╭─ GIVEN DATA
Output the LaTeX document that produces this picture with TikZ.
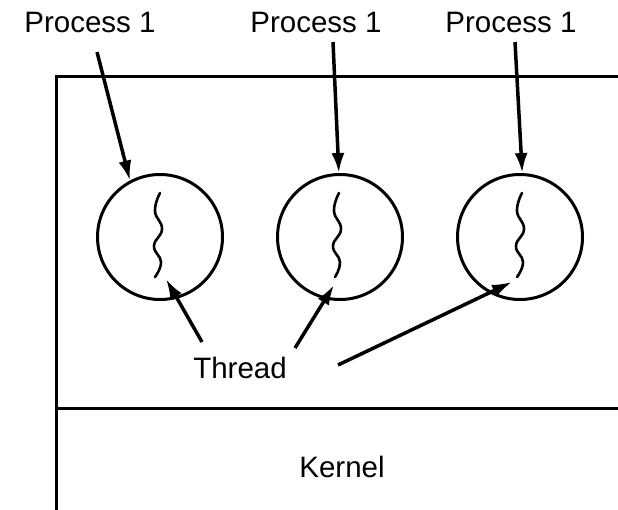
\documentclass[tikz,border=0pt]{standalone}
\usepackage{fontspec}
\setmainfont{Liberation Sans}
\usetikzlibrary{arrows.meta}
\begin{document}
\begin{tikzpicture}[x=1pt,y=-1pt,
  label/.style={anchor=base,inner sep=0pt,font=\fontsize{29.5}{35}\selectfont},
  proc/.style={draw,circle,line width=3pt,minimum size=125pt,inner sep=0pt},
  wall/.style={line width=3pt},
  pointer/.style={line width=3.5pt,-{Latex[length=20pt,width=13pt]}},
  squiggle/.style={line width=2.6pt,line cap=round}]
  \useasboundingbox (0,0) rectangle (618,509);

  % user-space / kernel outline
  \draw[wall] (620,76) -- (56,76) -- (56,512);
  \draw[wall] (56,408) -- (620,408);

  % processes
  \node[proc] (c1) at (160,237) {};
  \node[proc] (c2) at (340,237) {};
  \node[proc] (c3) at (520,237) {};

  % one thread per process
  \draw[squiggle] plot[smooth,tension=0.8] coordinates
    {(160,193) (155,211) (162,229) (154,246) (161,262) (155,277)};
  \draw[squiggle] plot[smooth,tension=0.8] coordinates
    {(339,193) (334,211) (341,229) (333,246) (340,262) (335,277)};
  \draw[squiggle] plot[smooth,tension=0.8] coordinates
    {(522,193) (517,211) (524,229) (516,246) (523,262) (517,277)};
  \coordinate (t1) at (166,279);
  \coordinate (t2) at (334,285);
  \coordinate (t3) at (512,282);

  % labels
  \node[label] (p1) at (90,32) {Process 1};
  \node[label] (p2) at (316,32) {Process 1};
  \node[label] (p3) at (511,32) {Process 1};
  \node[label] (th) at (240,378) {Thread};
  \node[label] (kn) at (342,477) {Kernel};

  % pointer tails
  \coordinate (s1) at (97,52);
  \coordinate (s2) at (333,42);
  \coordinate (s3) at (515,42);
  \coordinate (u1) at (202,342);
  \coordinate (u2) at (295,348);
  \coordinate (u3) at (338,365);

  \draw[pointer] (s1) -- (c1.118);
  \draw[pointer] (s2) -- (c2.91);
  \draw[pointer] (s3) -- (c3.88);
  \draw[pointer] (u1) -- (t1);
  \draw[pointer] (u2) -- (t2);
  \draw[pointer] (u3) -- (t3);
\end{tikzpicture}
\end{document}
╰─
[WHAT IS EXPECTED] Your task is to repeat the data above exactly while excluding the pictures.

[CORRECT RESPONSE]
Output the LaTeX document that produces this picture with TikZ.
\documentclass[tikz,border=0pt]{standalone}
\usepackage{fontspec}
\setmainfont{Liberation Sans}
\usetikzlibrary{arrows.meta}
\begin{document}
\begin{tikzpicture}[x=1pt,y=-1pt,
  label/.style={anchor=base,inner sep=0pt,font=\fontsize{29.5}{35}\selectfont},
  proc/.style={draw,circle,line width=3pt,minimum size=125pt,inner sep=0pt},
  wall/.style={line width=3pt},
  pointer/.style={line width=3.5pt,-{Latex[length=20pt,width=13pt]}},
  squiggle/.style={line width=2.6pt,line cap=round}]
  \useasboundingbox (0,0) rectangle (618,509);

  % user-space / kernel outline
  \draw[wall] (620,76) -- (56,76) -- (56,512);
  \draw[wall] (56,408) -- (620,408);

  % processes
  \node[proc] (c1) at (160,237) {};
  \node[proc] (c2) at (340,237) {};
  \node[proc] (c3) at (520,237) {};

  % one thread per process
  \draw[squiggle] plot[smooth,tension=0.8] coordinates
    {(160,193) (155,211) (162,229) (154,246) (161,262) (155,277)};
  \draw[squiggle] plot[smooth,tension=0.8] coordinates
    {(339,193) (334,211) (341,229) (333,246) (340,262) (335,277)};
  \draw[squiggle] plot[smooth,tension=0.8] coordinates
    {(522,193) (517,211) (524,229) (516,246) (523,262) (517,277)};
  \coordinate (t1) at (166,279);
  \coordinate (t2) at (334,285);
  \coordinate (t3) at (512,282);

  % labels
  \node[label] (p1) at (90,32) {Process 1};
  \node[label] (p2) at (316,32) {Process 1};
  \node[label] (p3) at (511,32) {Process 1};
  \node[label] (th) at (240,378) {Thread};
  \node[label] (kn) at (342,477) {Kernel};

  % pointer tails
  \coordinate (s1) at (97,52);
  \coordinate (s2) at (333,42);
  \coordinate (s3) at (515,42);
  \coordinate (u1) at (202,342);
  \coordinate (u2) at (295,348);
  \coordinate (u3) at (338,365);

  \draw[pointer] (s1) -- (c1.118);
  \draw[pointer] (s2) -- (c2.91);
  \draw[pointer] (s3) -- (c3.88);
  \draw[pointer] (u1) -- (t1);
  \draw[pointer] (u2) -- (t2);
  \draw[pointer] (u3) -- (t3);
\end{tikzpicture}
\end{document}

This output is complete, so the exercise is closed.